The Jewish community has skin in this game. When we see Haitians and other immigrant communities vilified, targeted, othered, harassed, and abused - we know what this is. The history of being oppressed is baked into our communal experience. It’s handed down through the intergenerational trauma that informs how we see the world now. When we see other communities being targeted we have very personal reasons to speak up and out, because we have been on the receiving end throughout our history. And because the Torah, the foundation of who we are as a people, demands that of us.
Last night my husband and I saw the play Leopoldstadt by Tom Stoppard. To say it was powerful would be an understatement. I will be thinking about this play for a long time and would really recommend seeing it if you are able. It is absolutely a Holocaust story but also a deeply personal look at family relationships under the strain of a changing and increasingly oppressive society. It is about trauma and loss and the destruction of a vibrant community at the hands of the Nazis and their enablers. It is about what happens to the survivors, and the trauma that they carry.

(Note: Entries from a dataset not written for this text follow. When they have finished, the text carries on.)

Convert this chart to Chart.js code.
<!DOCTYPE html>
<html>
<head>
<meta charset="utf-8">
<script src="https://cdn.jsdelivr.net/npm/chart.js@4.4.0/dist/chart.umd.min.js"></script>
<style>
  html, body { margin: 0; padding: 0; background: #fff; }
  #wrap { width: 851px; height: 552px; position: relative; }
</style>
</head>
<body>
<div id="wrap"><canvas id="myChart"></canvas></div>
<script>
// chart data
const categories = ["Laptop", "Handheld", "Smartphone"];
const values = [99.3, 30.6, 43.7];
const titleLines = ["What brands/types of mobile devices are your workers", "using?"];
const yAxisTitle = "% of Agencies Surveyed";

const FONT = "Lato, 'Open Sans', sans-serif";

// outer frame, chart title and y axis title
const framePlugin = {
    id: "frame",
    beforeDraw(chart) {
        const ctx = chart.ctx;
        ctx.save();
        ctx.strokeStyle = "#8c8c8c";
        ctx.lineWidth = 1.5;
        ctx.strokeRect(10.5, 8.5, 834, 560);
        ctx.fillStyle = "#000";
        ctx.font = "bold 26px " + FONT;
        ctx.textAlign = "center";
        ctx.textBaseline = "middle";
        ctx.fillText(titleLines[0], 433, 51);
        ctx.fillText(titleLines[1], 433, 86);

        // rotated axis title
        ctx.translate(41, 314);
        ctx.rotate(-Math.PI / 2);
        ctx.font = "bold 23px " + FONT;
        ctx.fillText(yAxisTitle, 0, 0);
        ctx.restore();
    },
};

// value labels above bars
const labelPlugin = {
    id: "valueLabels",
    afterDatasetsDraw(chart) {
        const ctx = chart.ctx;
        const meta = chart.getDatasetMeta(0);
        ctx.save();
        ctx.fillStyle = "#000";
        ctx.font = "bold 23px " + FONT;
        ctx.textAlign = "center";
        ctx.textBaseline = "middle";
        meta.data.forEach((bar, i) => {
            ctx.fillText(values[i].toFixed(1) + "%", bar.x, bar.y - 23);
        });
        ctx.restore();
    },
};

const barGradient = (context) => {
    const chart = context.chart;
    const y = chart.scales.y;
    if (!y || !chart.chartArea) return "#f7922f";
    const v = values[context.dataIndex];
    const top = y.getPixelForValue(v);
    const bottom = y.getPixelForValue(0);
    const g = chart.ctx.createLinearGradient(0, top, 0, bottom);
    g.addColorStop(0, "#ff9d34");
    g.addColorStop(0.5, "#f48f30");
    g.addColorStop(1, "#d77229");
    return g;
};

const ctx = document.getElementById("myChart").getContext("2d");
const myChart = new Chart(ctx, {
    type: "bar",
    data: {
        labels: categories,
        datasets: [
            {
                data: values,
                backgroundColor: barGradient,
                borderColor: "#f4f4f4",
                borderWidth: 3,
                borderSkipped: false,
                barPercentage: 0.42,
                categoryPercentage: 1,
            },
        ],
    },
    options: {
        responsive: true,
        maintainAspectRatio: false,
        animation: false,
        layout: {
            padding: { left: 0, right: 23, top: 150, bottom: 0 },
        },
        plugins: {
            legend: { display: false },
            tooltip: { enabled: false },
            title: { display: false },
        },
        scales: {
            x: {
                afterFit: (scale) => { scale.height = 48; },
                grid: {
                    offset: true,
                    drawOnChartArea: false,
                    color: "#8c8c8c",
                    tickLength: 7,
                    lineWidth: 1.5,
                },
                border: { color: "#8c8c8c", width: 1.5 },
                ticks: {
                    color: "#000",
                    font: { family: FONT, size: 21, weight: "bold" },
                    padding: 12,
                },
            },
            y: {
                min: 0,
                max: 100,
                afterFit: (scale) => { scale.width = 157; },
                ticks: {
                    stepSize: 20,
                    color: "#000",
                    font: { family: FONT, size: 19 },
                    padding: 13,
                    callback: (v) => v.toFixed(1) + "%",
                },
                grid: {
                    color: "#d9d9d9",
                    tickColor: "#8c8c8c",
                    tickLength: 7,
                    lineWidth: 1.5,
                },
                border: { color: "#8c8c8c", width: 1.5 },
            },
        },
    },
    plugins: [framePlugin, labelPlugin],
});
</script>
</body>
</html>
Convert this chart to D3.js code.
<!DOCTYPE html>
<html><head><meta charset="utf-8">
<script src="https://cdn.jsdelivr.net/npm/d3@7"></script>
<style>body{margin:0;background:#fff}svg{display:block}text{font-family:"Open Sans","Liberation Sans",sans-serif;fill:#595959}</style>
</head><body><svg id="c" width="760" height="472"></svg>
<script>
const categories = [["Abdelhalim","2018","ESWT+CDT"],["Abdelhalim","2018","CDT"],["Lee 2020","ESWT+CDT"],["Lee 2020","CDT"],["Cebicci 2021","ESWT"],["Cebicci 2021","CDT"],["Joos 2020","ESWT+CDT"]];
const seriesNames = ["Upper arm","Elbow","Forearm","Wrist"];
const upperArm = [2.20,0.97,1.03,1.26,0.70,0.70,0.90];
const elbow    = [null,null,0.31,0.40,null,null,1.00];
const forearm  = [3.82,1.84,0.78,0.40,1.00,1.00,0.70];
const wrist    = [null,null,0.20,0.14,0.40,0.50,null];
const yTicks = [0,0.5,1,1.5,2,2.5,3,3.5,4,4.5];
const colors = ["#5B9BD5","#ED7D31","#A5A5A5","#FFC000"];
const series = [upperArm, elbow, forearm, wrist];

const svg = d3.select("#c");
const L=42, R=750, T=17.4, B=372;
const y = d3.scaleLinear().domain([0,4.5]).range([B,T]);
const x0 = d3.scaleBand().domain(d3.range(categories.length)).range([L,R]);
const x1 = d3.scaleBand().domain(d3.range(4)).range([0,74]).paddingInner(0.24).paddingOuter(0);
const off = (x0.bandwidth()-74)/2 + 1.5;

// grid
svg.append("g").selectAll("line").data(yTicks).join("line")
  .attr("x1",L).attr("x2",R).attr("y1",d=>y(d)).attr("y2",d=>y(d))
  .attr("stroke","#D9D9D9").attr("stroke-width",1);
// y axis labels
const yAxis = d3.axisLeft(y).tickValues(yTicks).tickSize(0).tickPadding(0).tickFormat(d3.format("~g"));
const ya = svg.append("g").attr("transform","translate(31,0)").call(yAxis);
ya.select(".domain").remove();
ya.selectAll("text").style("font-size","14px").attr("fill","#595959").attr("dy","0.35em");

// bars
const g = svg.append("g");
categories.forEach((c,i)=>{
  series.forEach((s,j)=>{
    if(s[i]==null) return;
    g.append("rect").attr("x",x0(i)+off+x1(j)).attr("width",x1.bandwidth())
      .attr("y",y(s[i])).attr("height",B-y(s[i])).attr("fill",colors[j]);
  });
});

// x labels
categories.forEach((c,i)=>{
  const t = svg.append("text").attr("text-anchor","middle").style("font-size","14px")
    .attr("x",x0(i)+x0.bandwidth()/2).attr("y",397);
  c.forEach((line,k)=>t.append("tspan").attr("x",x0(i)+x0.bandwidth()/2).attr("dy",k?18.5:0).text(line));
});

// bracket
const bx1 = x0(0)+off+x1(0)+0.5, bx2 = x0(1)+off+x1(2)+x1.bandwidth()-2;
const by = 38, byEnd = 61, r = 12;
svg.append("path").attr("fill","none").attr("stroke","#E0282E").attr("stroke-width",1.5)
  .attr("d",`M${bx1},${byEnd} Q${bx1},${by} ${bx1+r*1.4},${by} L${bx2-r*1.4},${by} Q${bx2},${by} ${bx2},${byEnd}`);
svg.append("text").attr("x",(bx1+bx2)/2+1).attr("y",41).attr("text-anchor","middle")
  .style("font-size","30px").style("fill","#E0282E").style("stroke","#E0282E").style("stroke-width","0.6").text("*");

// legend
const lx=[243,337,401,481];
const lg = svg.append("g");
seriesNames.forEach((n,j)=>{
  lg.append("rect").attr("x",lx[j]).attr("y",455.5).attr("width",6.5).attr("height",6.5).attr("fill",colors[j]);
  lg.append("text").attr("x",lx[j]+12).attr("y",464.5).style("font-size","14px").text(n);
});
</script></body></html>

I think it is also a call to action.
In the play we see the impact of political change on the big, boisterous, complicated family that is loosely based on Tom Stoppard’s own. We see the decision-making points for them (should we stay or should we leave?) and also hear about the role of the non-Jewish population of Vienna in the horrors that ensued. We leave the play with tears in our eyes for all that was lost, and carry the disbelief that such a thing could ever happen.

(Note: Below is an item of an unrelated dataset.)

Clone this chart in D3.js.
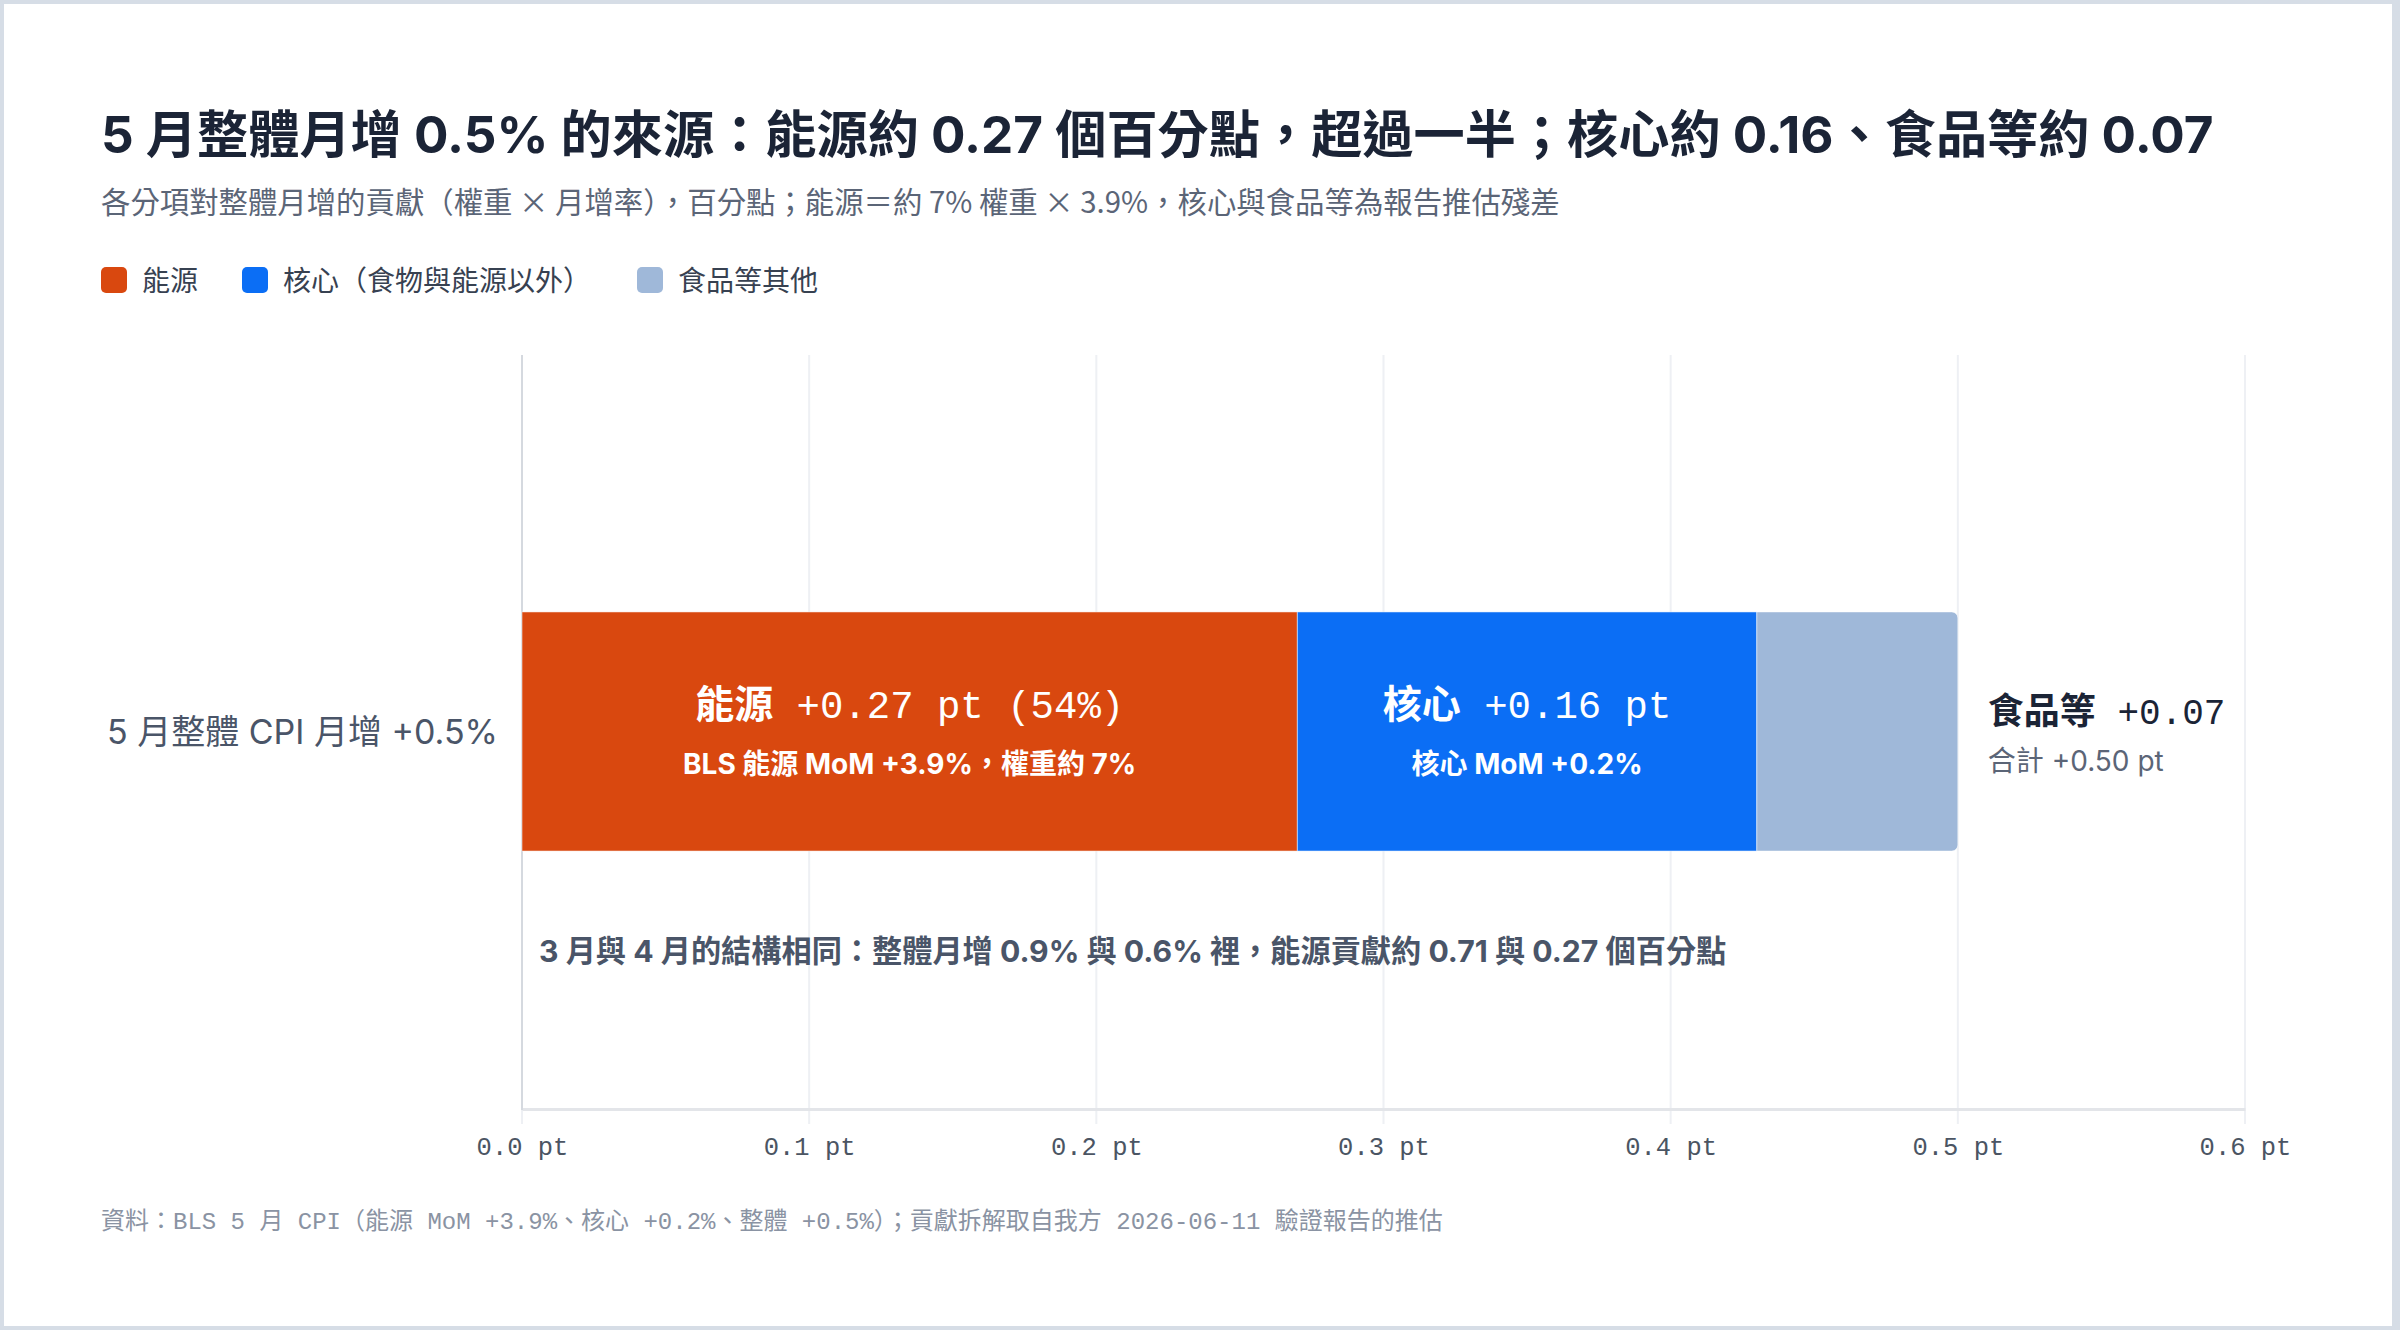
<!DOCTYPE html>
<html><head><meta charset="utf-8">
<script src="https://cdn.jsdelivr.net/npm/d3@7"></script>
<style>
body{margin:0;background:#d6dde6;}
svg{display:block}
text{white-space:pre}
</style>
</head><body><svg id="c" width="2400" height="1330"></svg>
<script>
// ---- data ----
const categories = ["5 月整體 CPI 月增 +0.5%"];
const seriesNames = ["能源", "核心（食物與能源以外）", "食品等其他"];
const seriesShort = ["能源", "核心", "食品等"];
const seriesValues = [0.27, 0.16, 0.07];
const seriesShares = ["(54%)", "", ""];
const seriesSubLabels = ["BLS 能源 MoM +3.9%，權重約 7%", "核心 MoM +0.2%", ""];
const seriesColors = ["#d9480f", "#0b6ef5", "#9fb8d9"];
const tickValues = [0, 0.1, 0.2, 0.3, 0.4, 0.5, 0.6];
const totalLabel = "合計 +0.50 pt";
const titleText = "5 月整體月增 0.5% 的來源：能源約 0.27 個百分點，超過一半；核心約 0.16、食品等約 0.07";
const subtitleText = "各分項對整體月增的貢獻（權重 × 月增率），百分點；能源＝約 7% 權重 × 3.9%，核心與食品等為報告推估殘差";
const noteText = "3 月與 4 月的結構相同：整體月增 0.9% 與 0.6% 裡，能源貢獻約 0.71 與 0.27 個百分點";
const sourceText = "資料：BLS 5 月 CPI（能源 MoM +3.9%、核心 +0.2%、整體 +0.5%）；貢獻拆解取自我方 2026-06-11 驗證報告的推估";

const SANS = "Inter, 'Noto Sans CJK TC', 'Noto Sans', sans-serif";
const CJK = "'Noto Sans CJK TC', 'Noto Sans', sans-serif";
const MONO = "'Liberation Mono', 'Noto Sans CJK TC', monospace";

const svg = d3.select("#c");
svg.append("rect").attr("x", 4).attr("y", 4).attr("width", 2388).attr("height", 1322).attr("fill", "#fff");

// title & subtitle
svg.append("text").attr("x", 101).attr("y", 153).attr("font-family", SANS)
  .attr("font-size", 51.2).attr("font-weight", 700).attr("fill", "#1b2436").text(titleText);
svg.append("text").attr("x", 101).attr("y", 213).attr("font-family", CJK)
  .attr("font-size", 29.4).attr("fill", "#5b6577").text(subtitleText);

// legend
const legendX = [101, 242, 637];
const lg = svg.append("g");
seriesNames.forEach((n, i) => {
  lg.append("rect").attr("x", legendX[i]).attr("y", 267).attr("width", 26).attr("height", 26)
    .attr("rx", 5).attr("fill", seriesColors[i]);
  lg.append("text").attr("x", legendX[i] + 41).attr("y", 291).attr("font-family", CJK)
    .attr("font-size", 28).attr("fill", "#374151").text(n);
});

// scales
const x = d3.scaleLinear().domain([0, 0.6]).range([522, 2245]);
const y = d3.scaleBand().domain(categories).range([355, 1108]).paddingInner(0.518).paddingOuter(0.518);

// grid
svg.append("g").selectAll("line").data(tickValues).join("line")
  .attr("x1", d => x(d)).attr("x2", d => x(d)).attr("y1", 355).attr("y2", 1124)
  .attr("stroke", "#eef0f4").attr("stroke-width", 2);

// x axis
const axis = d3.axisBottom(x).tickValues(tickValues).tickFormat(d => d.toFixed(1) + " pt")
  .tickSize(0).tickPadding(28);
const ag = svg.append("g").attr("transform", "translate(0,1109)").call(axis);
ag.select(".domain").attr("stroke", "#e3e5e9").attr("stroke-width", 3);
ag.selectAll(".tick text").attr("font-family", MONO).attr("font-size", 25.5).attr("fill", "#4b5563");

// left axis line
svg.append("line").attr("x1", x(0)).attr("x2", x(0)).attr("y1", 355).attr("y2", 1110)
  .attr("stroke", "#d5d9df").attr("stroke-width", 2);

// category label
const cat = categories[0];
const yc = y(cat) + y.bandwidth() / 2;
svg.append("text").attr("x", x(0) - 24).attr("y", yc + 12).attr("text-anchor", "end")
  .attr("font-family", SANS).attr("font-size", 34).attr("fill", "#4a5568").text(cat);

// stacked segments
const stack = [];
let acc = 0;
seriesValues.forEach((v, i) => { stack.push({ i, x0: acc, x1: acc + v, v }); acc += v; });

const bars = svg.append("g");
const by0 = y(cat), bh = y.bandwidth();
stack.forEach(s => {
  const x0 = x(s.x0), x1 = x(s.x1);
  if (s.i === stack.length - 1) {
    const r = 6;
    const p = d3.path();
    p.moveTo(x0, by0); p.lineTo(x1 - r, by0); p.arcTo(x1, by0, x1, by0 + r, r);
    p.lineTo(x1, by0 + bh - r); p.arcTo(x1, by0 + bh, x1 - r, by0 + bh, r);
    p.lineTo(x0, by0 + bh); p.closePath();
    bars.append("path").attr("d", p.toString()).attr("fill", seriesColors[s.i])
      .attr("stroke", "#fff").attr("stroke-width", 1).attr("stroke-opacity", 0.5);
  } else {
    bars.append("rect").attr("x", x0).attr("y", by0).attr("width", x1 - x0).attr("height", bh)
      .attr("fill", seriesColors[s.i]).attr("stroke", "#fff").attr("stroke-width", 1).attr("stroke-opacity", 0.5);
  }
});

// labels inside segments
stack.slice(0, 2).forEach(s => {
  const cx = (x(s.x0) + x(s.x1)) / 2;
  const t = svg.append("text").attr("x", cx).attr("y", yc - 14).attr("text-anchor", "middle")
    .attr("fill", "#fff").attr("font-weight", 700).attr("font-size", 39);
  t.append("tspan").attr("font-family", CJK).text(seriesShort[s.i]);
  t.append("tspan").attr("font-family", MONO).attr("font-weight", 400)
    .text(" +" + s.v.toFixed(2) + " pt" + (seriesShares[s.i] ? " " + seriesShares[s.i] : ""));
  svg.append("text").attr("x", cx).attr("y", yc + 42).attr("text-anchor", "middle")
    .attr("fill", "#fff").attr("font-weight", 700).attr("font-size", 28).attr("font-family", SANS)
    .text(seriesSubLabels[s.i]);
});

// right label
const last = stack[stack.length - 1];
const rx = x(last.x1) + 30;
const rt = svg.append("text").attr("x", rx).attr("y", yc - 8).attr("fill", "#1b2436")
  .attr("font-weight", 700).attr("font-size", 36);
rt.append("tspan").attr("font-family", CJK).text(seriesShort[last.i]);
rt.append("tspan").attr("font-family", MONO).attr("font-weight", 400).text(" +" + last.v.toFixed(2));
svg.append("text").attr("x", rx).attr("y", yc + 39).attr("fill", "#5b6577")
  .attr("font-size", 28).attr("font-family", SANS).text(totalLabel);

// note
svg.append("text").attr("x", x(0) + 17).attr("y", 962).attr("fill", "#4a5568")
  .attr("font-weight", 700).attr("font-size", 30.2).attr("font-family", SANS).text(noteText);

// source
svg.append("text").attr("x", 101).attr("y", 1229).attr("fill", "#8a93a3")
  .attr("font-size", 24).attr("font-family", MONO).text(sourceText);
</script>
</body></html>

But we as Jews know very well what can happen, and I think we have a particular mandate to ensure that it never does again. For us or anyone else. To be clear, Trump and Vance’s ongoing lies about the Haitian community are a blood libel. A disgusting racist lie that serves no purpose but to maintain power and control by eliciting hate and fear.
That blood libel - we of all people know how this ends. And we of all people must speak out about it, in as full throated a way as we do about the rising antisemitism in this country. Because it is the right thing to do and it is what we are commanded to do. But also because we have skin in this game. Ultimately we cannot address hate targeting any of us unless we call out the hate that impacts all of us. Antisemitism never exists in a vacuum, it lives and flourishes in an environment where racism and misogyny and other forms of hate go unchecked.
I will keep shouting this from the rooftops - our safety is in our solidarity. To paraphrase Ilana Kaufman I will come out of my house to support the Haitian community. I will work to build a culture where we build trust and relationships and show up for each other. Because I truly believe that the only way forward is together.